Moment a curious elephant wandered up to say hello

Thursday, December 2, 2010

Moment a curious elephant wandered up to say hello

Two women were given the nature close-up of their lives when a wild bull elephant approached their veranda as they sat out in the sun.

And quick-thinking photographer Marsel van Oosten made the most of the rare situation by capturing a holiday snap to remember.

He was staying at the Lower Zambezi National Park in Zambia with his wife, Daniella Sibbing, when the African elephant came to introduce himself.

As Daniella and lodge owner Lana De Villiers sit motionless, for fear of being trampled, the 43-year-old aimed his camera and took the breath-taking shot of the beast.

Dangerous: Photographer Marsel van Oosten waits for the African bull elephant to look up before snapping the photograph, only three feet from his veranda

Happy snappy: Dutch photographer Marsel van Oosten poses in the wildlife next to another bull elephant in Zambia
'The camp is located on the banks of the Zambezi River and set in a grove of Acacia trees which tower above the massive bull elephant that love feeding on them,’ said Dutchman van Oosten.

'They especially like the pods that fall from the trees and they actually shake the trees so that more pods fall down.

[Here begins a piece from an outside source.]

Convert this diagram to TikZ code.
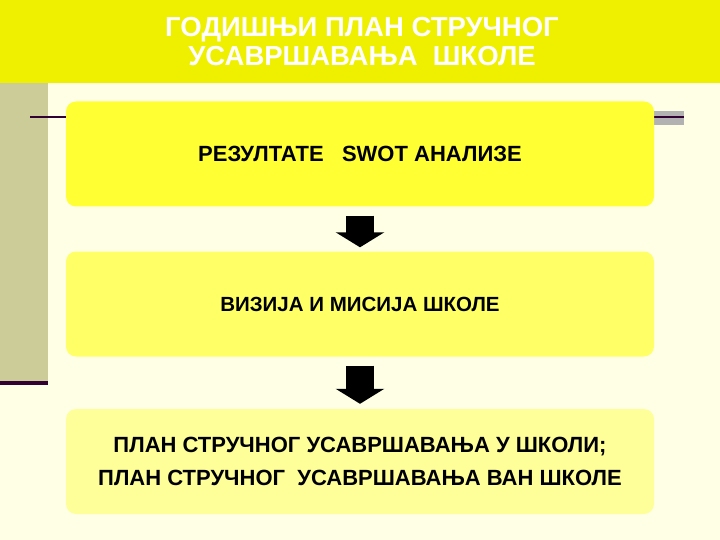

'The elephant in this shot was picking up the pods that were all over the camp, and slowly moved into the direction of the veranda.

'It was the elephant that decided to move closer to the people, instead of the other way around - that was what made this such a special, if not slightly nerve-wrecking, experience.

'This is a wild elephant, and all wild animals are potentially dangerous. You should never try to get this close to an elephant.'

Big reception: The herd come marching though the Elephant Hotel reception - as they do every year, on the hunt for food

Welcome: An African elephant wanders through the Elephant Hotel in Zambia, as a herd do every October, as it's a traditional route
He added: 'I was reorganising my camera bag and cleaning my gear because it can be very dusty at times.

'When I saw the elephants approaching, I initially didn't see much of a photo opportunity as the light was getting quite harsh.

'But when this one elephant started to get closer and closer I quickly took my camera and positioned myself behind the women, hoping for the elephant to walk into the frame.

'When it was only a metre away, it looked up to check out the situation and that was when I took this shot.'

Traditional: The inside of the venue forms part of a traditional trail used by an elephant family for several years
It's a similar story at the Mfuwe Lodge in South Luangwa National Park, also in Zambia, where the elephants are more regular visitors.

The inside of the venue forms part of a traditional trail used by an elephant family for several years.

The unique spectacle occurs as up to 10 colossal African elephants stroll through reception on their way to their favourite mango trees inside the hotel compound.

Hotel developers in 1998 unwittingly built the hotel on the well-trodden route favoured by the elephants - but it was of little importance to the powerful animals who simply walked through the building like they were guests.

The herd marches to the hotel - and through it - at the end of October every year when the fruits ripen.